Il secondo elemento è la caduta del settore immobiliare. Il «sesto ciclo edilizio», cominciato alla fine degli anni 90, è stato caratterizzato da un'espansione tumultuosa del settore residenziale. Il numero delle nuove abitazioni realizzate in un anno è passato dalle 159mila del 1999 alle 299mila del 2007, un picco che non si raggiungeva dal 1984. Il boom si è arrestato nel biennio 2007-2008, quando la caduta poteva sembrare fisiologica, con un 11% perso in due anni, ma ha avuto un'accelerazione drammatica nel 2009-2010, quando si è perso il 35% del mercato. In tutto se ne è andata quasi la metà del mercato delle nuove residenze: il numero delle nuove costruzioni completate è tornato a 190mila, scenderà a 159mila nel 2011. Si sono perse 140mila abitazioni l'anno. Mai crisi del settore edilizio fu più forte dal dopoguerra a oggi. I 250mila posti di lavoro persi, denunciati dall'Ance, diventeranno 290mila a fine 2011.

Il terzo elemento, quello più odioso, è il ritardo dei pagamenti da parte della pubblica amministrazione. Sono soprattutto Asl e comuni a ritardare i pagamenti, bloccati rispettivamente dai piani di rientro dei disavanzi sanitari e dai vincoli del patto di stabilità interno. Le imprese non accettano di licenziare o di portare i libri in tribunale per il mancato adempimento contrattuale da parte del settore pubblico. «Non si può far fallire le imprese per non far fallire lo Stato, bisogna ripristinare un rapporto di reciproca lealtà e legalità», dice l'Ance.
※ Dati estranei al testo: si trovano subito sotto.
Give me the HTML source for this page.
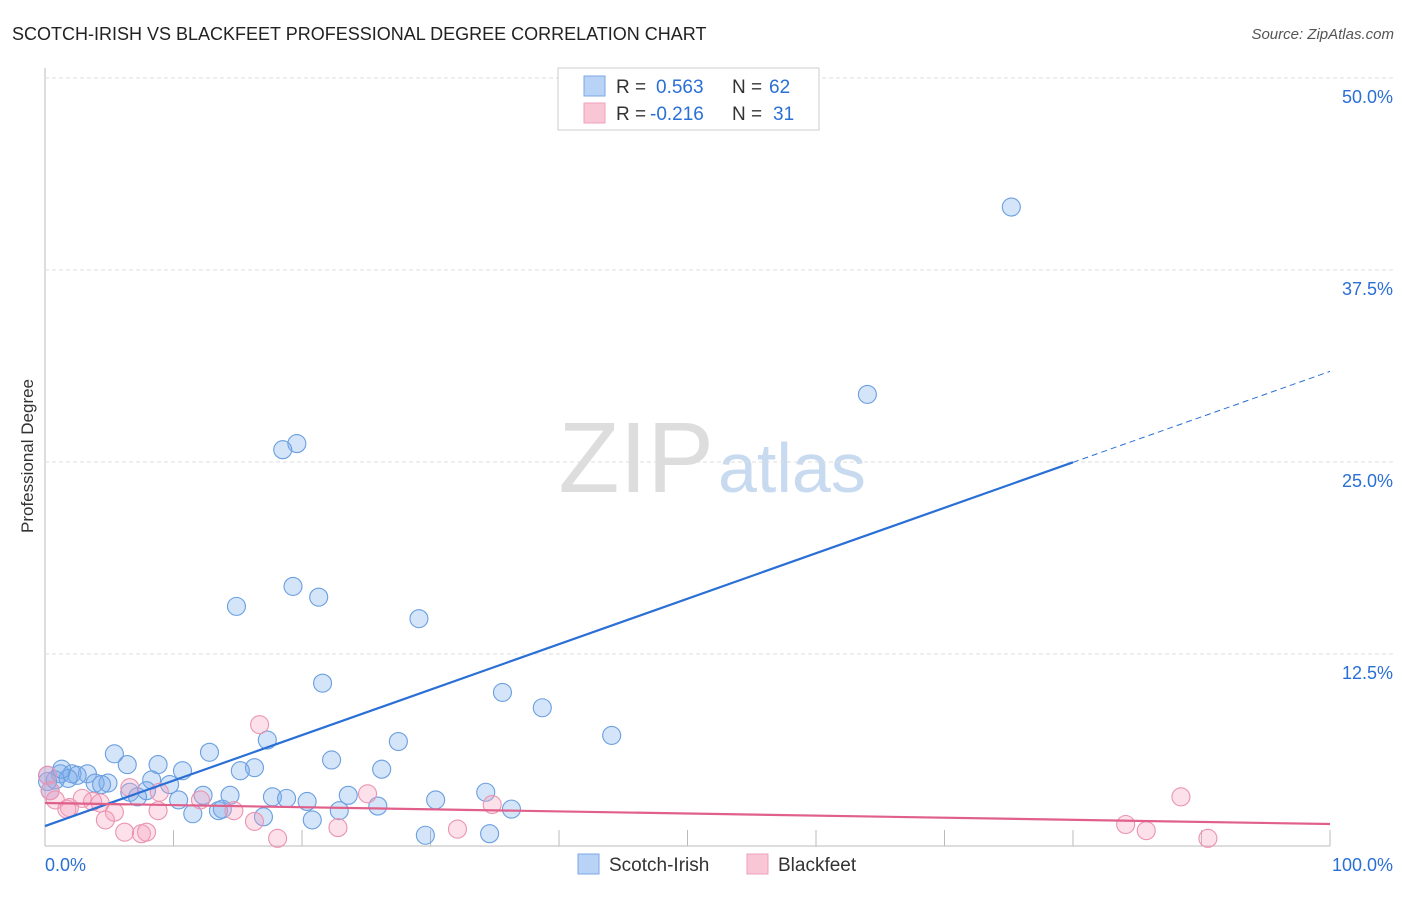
<!DOCTYPE html>
<html><head><meta charset="utf-8"><style>
body{margin:0;background:#fff;font-family:"Liberation Sans",sans-serif}
svg text{font-family:"Liberation Sans",sans-serif}
</style></head><body>
<svg id="c" width="1406" height="892">
<text x="12" y="40" font-size="18" fill="#222">SCOTCH-IRISH VS BLACKFEET PROFESSIONAL DEGREE CORRELATION CHART</text>
<text x="1394" y="39" font-size="15" fill="#555" text-anchor="end" font-style="italic">Source: ZipAtlas.com</text>
<text x="33" y="456" font-size="17" fill="#333" text-anchor="middle" transform="rotate(-90 33 456)">Professional Degree</text>
<text x="714" y="492" font-size="100" fill="#ddd" text-anchor="end" font-family="Liberation Serif">ZIP</text>
<text x="718" y="492" font-size="70" fill="#c8daf0">atlas</text>
<g id="grid"></g><g id="pts"></g><g id="lines"></g>
<g>
<rect x="558" y="68" width="261" height="62" fill="#fff" stroke="#ccc"/>
<rect x="584" y="76" width="21" height="20" fill="#b8d3f5" stroke="#7aaae6"/>
<rect x="584" y="103" width="21" height="20" fill="#f9c6d5" stroke="#eea0b8"/>
<text x="616" y="93" font-size="19" fill="#333">R =</text>
<text x="656" y="93" font-size="19" fill="#2a6fd6">0.563</text>
<text x="732" y="93" font-size="19" fill="#333">N =</text>
<text x="769" y="93" font-size="19" fill="#2a6fd6">62</text>
<text x="616" y="120" font-size="19" fill="#333">R =</text>
<text x="650" y="120" font-size="19" fill="#2a6fd6">-0.216</text>
<text x="732" y="120" font-size="19" fill="#333">N =</text>
<text x="773" y="120" font-size="19" fill="#2a6fd6">31</text>
</g>
<g>
<rect x="578" y="854" width="21" height="20" fill="#b8d3f5" stroke="#7aaae6"/>
<text x="609" y="871" font-size="19" fill="#333">Scotch-Irish</text>
<rect x="747" y="854" width="21" height="20" fill="#f9c6d5" stroke="#eea0b8"/>
<text x="778" y="871" font-size="19" fill="#333">Blackfeet</text>
</g>
</svg>
<script>
const yTicks=[12.5,25,37.5,50];
const yTickLabels=["12.5%","25.0%","37.5%","50.0%"];
const xTickLabels=["0.0%","100.0%"];
const blueX=[75.2,64.0,19.6,18.5,19.3,21.3,14.9,29.1,21.6,35.6,38.7,44.1,17.3,27.5,5.4,12.8,22.3,8.8,6.4,16.3,15.2,26.2,10.7,0.2,1.2,2.1,3.3,2.5,1.8,3.9,4.9,4.4,8.3,9.7,7.9,6.6,7.2,10.4,12.3,14.4,17.7,18.8,20.4,23.6,30.4,34.3,36.3,25.9,22.9,17.0,13.5,11.5,13.8,20.8,29.6,34.6,0.8,0.4,0.2,1.3];
const blueY=[41.6,29.4,26.2,25.8,16.9,16.2,15.6,14.8,10.6,10.0,9.0,7.2,6.9,6.8,6.0,6.1,5.6,5.3,5.3,5.1,4.9,5.0,4.9,4.6,4.7,4.7,4.7,4.6,4.4,4.1,4.1,4.0,4.3,4.0,3.6,3.5,3.2,3.0,3.3,3.3,3.2,3.1,2.9,3.3,3.0,3.5,2.4,2.6,2.3,1.9,2.3,2.1,2.4,1.7,0.7,0.8,4.3,3.6,4.2,5.0];
const pinkX=[16.7,0.2,0.4,0.8,2.9,3.7,1.9,4.3,5.4,4.7,6.6,8.9,12.1,14.7,16.3,18.1,22.8,25.1,32.1,34.8,6.2,7.5,7.9,88.4,84.1,85.7,90.5,1.7,8.8];
const pinkY=[7.9,4.6,3.6,3.0,3.1,2.9,2.5,2.8,2.2,1.7,3.8,3.5,3.0,2.3,1.6,0.5,1.2,3.4,1.1,2.7,0.9,0.8,0.9,3.2,1.4,1.0,0.5,2.4,2.3];
const blueLine=[1.3,30.9];
const pinkLine=[2.8,1.43];
const X=v=>45+v*12.85, Y=v=>846-v*15.36;
const NS="http://www.w3.org/2000/svg";
function mk(t,a,p){const e=document.createElementNS(NS,t);for(const k in a)e.setAttribute(k,a[k]);p.appendChild(e);return e;}
const g=document.getElementById('grid');
mk('line',{x1:45,y1:68,x2:45,y2:846,stroke:'#bbb'},g);
mk('line',{x1:45,y1:846,x2:1330,y2:846,stroke:'#bbb'},g);
yTicks.forEach((t,i)=>{const l=mk('line',{x1:45,y1:Y(t),x2:1393,y2:Y(t),stroke:'#ddd','stroke-dasharray':'4,3'},g);


const tx=mk('text',{x:1393,y:Y(t)+25,'font-size':18,fill:'#2a6fd6','text-anchor':'end'},g);tx.textContent=yTickLabels[i];

});
for(let i=1;i<=10;i++){const l=mk('line',{x1:X(i*10),y1:830,x2:X(i*10),y2:846,stroke:'#bbb'},g);

}
[[0,45,'start'],[100,1393,'end']].forEach((d,i)=>{const t=mk('text',{x:d[1],y:871,'font-size':18,fill:'#2a6fd6','text-anchor':d[2]},g);t.textContent=xTickLabels[i];

});
const p=document.getElementById('pts');
blueX.forEach((x,i)=>{const c=mk('circle',{cx:X(x),cy:Y(blueY[i]),r:9,fill:'rgba(120,170,235,0.32)',stroke:'#6a9fe0','stroke-width':1.1},p);

});
pinkX.forEach((x,i)=>{const c=mk('circle',{cx:X(x),cy:Y(pinkY[i]),r:9,fill:'rgba(245,160,190,0.32)',stroke:'#eb94b0','stroke-width':1.1},p);

});
const L=document.getElementById('lines');
const bAt=v=>blueLine[0]+(blueLine[1]-blueLine[0])*v/100;
let l1=mk('line',{x1:X(0),y1:Y(bAt(0)),x2:X(80),y2:Y(bAt(80)),stroke:'#2a6fd6','stroke-width':2.2},L);


let l2=mk('line',{x1:X(80),y1:Y(bAt(80)),x2:X(100),y2:Y(bAt(100)),stroke:'#2a6fd6','stroke-width':1,'stroke-dasharray':'6,4'},L);


let l3=mk('line',{x1:X(0),y1:Y(pinkLine[0]),x2:X(100),y2:Y(pinkLine[1]),stroke:'#e0608a','stroke-width':2.2},L);


</script>
</body></html>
Si attende pioggia fitta a Roma, in sintonia con gli umori foschi delle imprese. «Costruire il futuro insieme», recita il cartello ufficiale della manifestazione. Difficile guardare avanti, però, con un orizzonte che riserva un restringimento di mercato del 20-25% nei prossimi anni senza che il governo fissi neanche un paletto per rendere il cammino meno doloroso. Politica industriale cercasi, sarebbe quanto mai necessaria, ma non arriverà neanche stavolta.